El Almacen was once only a yerba mate cafe with an excellent atmosphere, but now they serve Mexican brunch every day of the week.
The cafe starts out wide with big windows at the front and larger tables, and narrows towards the back.
This makes it an ideal cafe for working solo, or having an intimate cuppa with a friend, though there are tables at the front reserved for groups larger than three.
Not only are they known for their authentic yerba mate, but the gleaming custom espresso machine that towers over the shop, where owner Silvio Rodriguez pours out tiny intricate cortados into wee glass cups.
They’re $3 - $3.50, and any drink can be iced for a 25- or 50-cent upcharge. Cortados are always served with a little glass of sparkling water to balance out the coffee’s bitterness.
Yerba mate is a highly ceremonial drink, containing the same active ingredient as Red Bull.
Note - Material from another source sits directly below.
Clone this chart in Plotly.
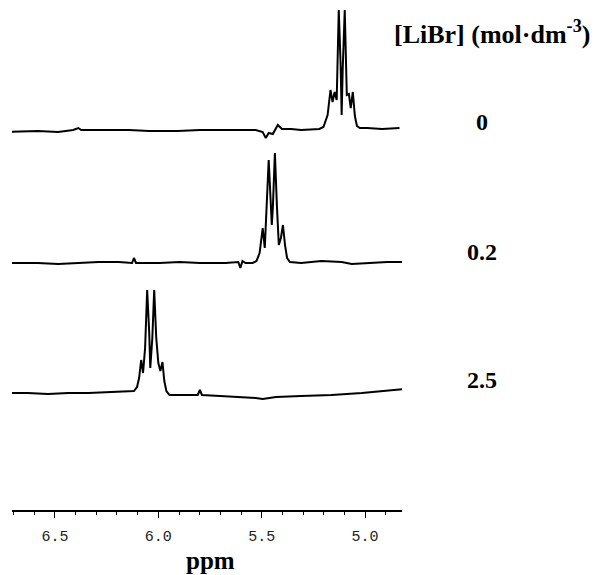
import plotly.graph_objects as go

# 1H NMR spectra at three LiBr concentrations (ppm, intensity above own baseline)
conc_labels = ["0", "0.2", "2.5"]

ppm_0 = [6.730, 6.583, 6.485, 6.412, 6.387, 6.373, 6.289, 6.142, 6.044, 5.907,
         5.799, 5.652, 5.529, 5.495, 5.480, 5.466, 5.446, 5.422, 5.402, 5.358,
         5.309, 5.221, 5.201, 5.181, 5.167, 5.157, 5.147, 5.137, 5.127, 5.118,
         5.113, 5.108, 5.098, 5.088, 5.078, 5.069, 5.059, 5.049, 5.039, 5.025,
         4.990, 4.917, 4.833]
int_0 = [-2, -1, -2, 0, 2, 0, 0, 0, -1, -1,
         0, 0, 0, -2, -8, -3, -4, 5, 1, 1,
         0, 1, 3, 15, 40, 28, 38, 30, 120, 65,
         15, 60, 120, 35, 36, 22, 38, 14, 4, 2,
         2, 1, 2]

ppm_02 = [6.730, 6.583, 6.485, 6.387, 6.289, 6.191, 6.127, 6.118, 6.108, 5.995,
          5.897, 5.799, 5.676, 5.613, 5.603, 5.593, 5.578, 5.544, 5.525, 5.510,
          5.495, 5.485, 5.475, 5.466, 5.456, 5.451, 5.446, 5.436, 5.426, 5.417,
          5.407, 5.397, 5.387, 5.377, 5.363, 5.309, 5.211, 5.113, 5.064, 4.966,
          4.892, 4.809]
int_02 = [0, 0, -1, 0, 1, 1, 0, 5, 0, 0,
          1, 0, 0, 1, -5, 2, 0, 0, 2, 10,
          35, 15, 55, 103, 60, 38, 55, 110, 56, 18,
          25, 38, 18, 5, 1, 0, 2, 1, -1, 0,
          1, 1]

ppm_25 = [6.730, 6.632, 6.534, 6.436, 6.338, 6.240, 6.167, 6.118, 6.103, 6.093,
          6.083, 6.074, 6.064, 6.054, 6.044, 6.039, 6.029, 6.020, 6.010, 6.000,
          5.990, 5.980, 5.971, 5.961, 5.946, 5.873, 5.809, 5.799, 5.789, 5.701,
          5.603, 5.529, 5.495, 5.431, 5.309, 5.162, 5.015, 4.917, 4.843, 4.804]
int_25 = [0, 0, -1, 0, 0, 1, 1, 2, 6, 15,
          33, 20, 45, 103, 60, 25, 55, 103, 55, 30,
          22, 31, 12, 2, -2, -2, -2, 3, -2, -3,
          -4, -5, -6, -4, -3, -2, 0, 2, 3, 4]

tick_vals = [6.5, 6.0, 5.5, 5.0]
tick_text = ["6.5", "6.0", "5.5", "5.0"]

# vertical stacking of the spectra (baseline heights in axis units)
offsets = [380, 247, 117]
label_y = [388, 258, 130]

fig = go.Figure()
for ppm, inten, off in zip([ppm_0, ppm_02, ppm_25], [int_0, int_02, int_25], offsets):
    fig.add_trace(go.Scatter(
        x=ppm,
        y=[v + off for v in inten],
        mode="lines",
        line=dict(color="black", width=2),
        hoverinfo="skip",
        showlegend=False,
    ))

serif = "Liberation Serif"

fig.add_annotation(text="<b>[LiBr] (mol·dm<sup>-3</sup>)</b>", xref="paper", yref="y",
                   x=1.23, y=478, xanchor="center", yanchor="middle", showarrow=False,
                   font=dict(family=serif, size=26, color="black"))
for txt, yy in zip(conc_labels, label_y):
    fig.add_annotation(text=f"<b>{txt}</b>", xref="paper", yref="y",
                       x=1.205, y=yy, xanchor="center", yanchor="middle", showarrow=False,
                       font=dict(family=serif, size=24, color="black"))
fig.add_annotation(text="<b>ppm</b>", xref="paper", yref="paper",
                   x=0.51, y=-0.100, xanchor="center", yanchor="middle", showarrow=False,
                   font=dict(family=serif, size=25, color="black"))

# page body adds 8 px, so the figure is 8 px smaller each way
fig.update_layout(
    width=590, height=567,
    margin=dict(l=4, r=196, t=0, b=65),
    paper_bgcolor="white", plot_bgcolor="white",
    xaxis=dict(
        range=[6.708, 4.821],
        tickvals=tick_vals, ticktext=tick_text,
        ticks="outside", ticklen=6, tickwidth=1.2, tickcolor="black",
        ticklabelstandoff=5,
        minor=dict(dtick=0.1, ticks="outside", ticklen=3, tickwidth=1.2,
                   tickcolor="black", tick0=5.0),
        showline=True, linecolor="black", linewidth=1.5,
        showgrid=False, zeroline=False,
        tickfont=dict(family="Liberation Mono", size=15, color="#222"),
    ),
    yaxis=dict(range=[0, 502], visible=False, showgrid=False, zeroline=False),
)

fig.write_html("out.html")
Rodriguez assists by dosing out dried mate herb and pouring hot water onto the lip of the wooden vessel, not directly on the leaves.
Sticking the straw in, cover the tip so it doesn’t fill up with gritty herb, and don’t stir or pull the straw out either. It’s common to share the straw for this potent, woody, pungently herbacious drink too, so if you want true authenticity cast germaphobia aside.
Bacon and plantain ($12.50) is actually pork belly with thick, dense, syrupy slabs of plantain, the word bacon just sells better. Rich fatty belly combines so well with the creamy fried egg on top and sweet plantain, and the sticky agave sauce that coats the plate is insane. It’s finished with a little queso fresco and pico de gallo.
Chilaquiles ($8.50) drench tortilla chips in red sauce and top them with two fried eggs, served with frijoles, cheese and pico de gallo.
Chorizo benedicto ($14) is only available weekends. Sopes (Mexican corn cakes) replace English muffins, pork chorizo replaces ham, and a bit of spice is in the hollandaise, and the effect is extraordinary. It’s served with potatoes perfect for soaking up sauces, frijoles and pico de gallo.
The cafe is small, but they actually clear an area every second and fourth Sunday for tango starting at 4 p.m. to raise money for local charities. Rodriguez tells me there’s a saying that if you can dance tango, you can dance on a tile.
Laptops are definitely acceptable here, and even on a weekday you’ll probably have to get in early to snag one of the comfy wooden chairs in here. High-ceilinged, bright, and with plenty of artwork and character, this is an ideal work, study or chill brunch environment.